What is the best database schema to represent an NCAA mens basketball bracket? Here is a link if you aren't familiar: http://www.cbssports.com/collegebasketball/mayhem/brackets/viewable_men
I can see several different ways you could model this data, with a single table, many tables, hard-coded columns, somewhat dynamic ways, etc. You need a way to model both what seed and place each team is in, along with each game and the outcome (and possibly score) of each. You also need a way to represent who plays who at what stage in the tournament.
In the spirit of March Madness, I thought this would be a good question. There are some obvious answers here, and the main goal of this question is to see all of the different ways you could answer it. Which way is best could be subjective to the language you are using or how exactly you are working with it, but try to keep the answers db agnostic, language agnostic and fairly high level. If anyone has any suggestions on a better way to word this question or a better way to define it let me know in the comments.
The natural inclination is to look at a bracket in the order the games are played. You read the traditional diagram from the outside in. But let's think of it the other way around. Each game is played between two teams. One wins, the other loses.
Now, there's a bit more to it than just this. The winners of a particular pair of games face off against each other in another game. So there's also a relationship between the games themselves, irrespective of who's playing in those games. That is, the teams that face off in each game (except in the first round) are the winners of two earlier games.
So you might notice that each game has two "child games" that precede it and determine who faces off in that game. This sounds exactly like a binary tree: each root node has at most two child nodes. If you know who wins each game, you can easily determine the teams in the "parent" games.

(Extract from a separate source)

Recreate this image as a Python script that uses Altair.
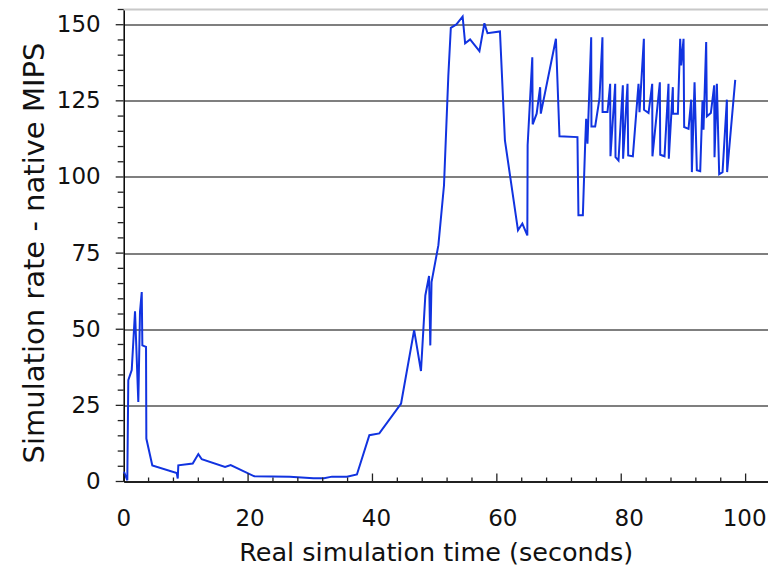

So, to design a database to model this, you really only need two entities: Team
and Game
. Each Game
has two foreign keys that relate to other Game
s. The names don't matter, but we would model them as separate keys to enforce the requirement that each game have no more than two preceding games. Let's call them leftGame
and rightGame
, to keep with the binary tree nomenclature. Similarly, we should have a key called parentGame
that tracks the reverse relationship.
Also, as I noted earlier, you can easily determine the teams that face off in each game by looking at who won the two preceding games. So you really only need to track the winner of each game. So, give the Game
entity a winner
foreign key to the Team
table.
Now, there's the small matter of seeding the bracket. That is, modeling the match-ups for the first round games. You could model this by having a Game
for each team in the overall competition where that team is the winner
and has no preceding games.
So, the overall schema would be:
Game:
winner: Team
leftGame: Game
rightGame: Game
parentGame: Game
other attributes as you see fit
Team:
name
other attributes as you see fit
Of course, you would add all the other information you'd want to the entities: location, scores, outcome (in case the game was won by forfeit or some other out of the ordinary condition).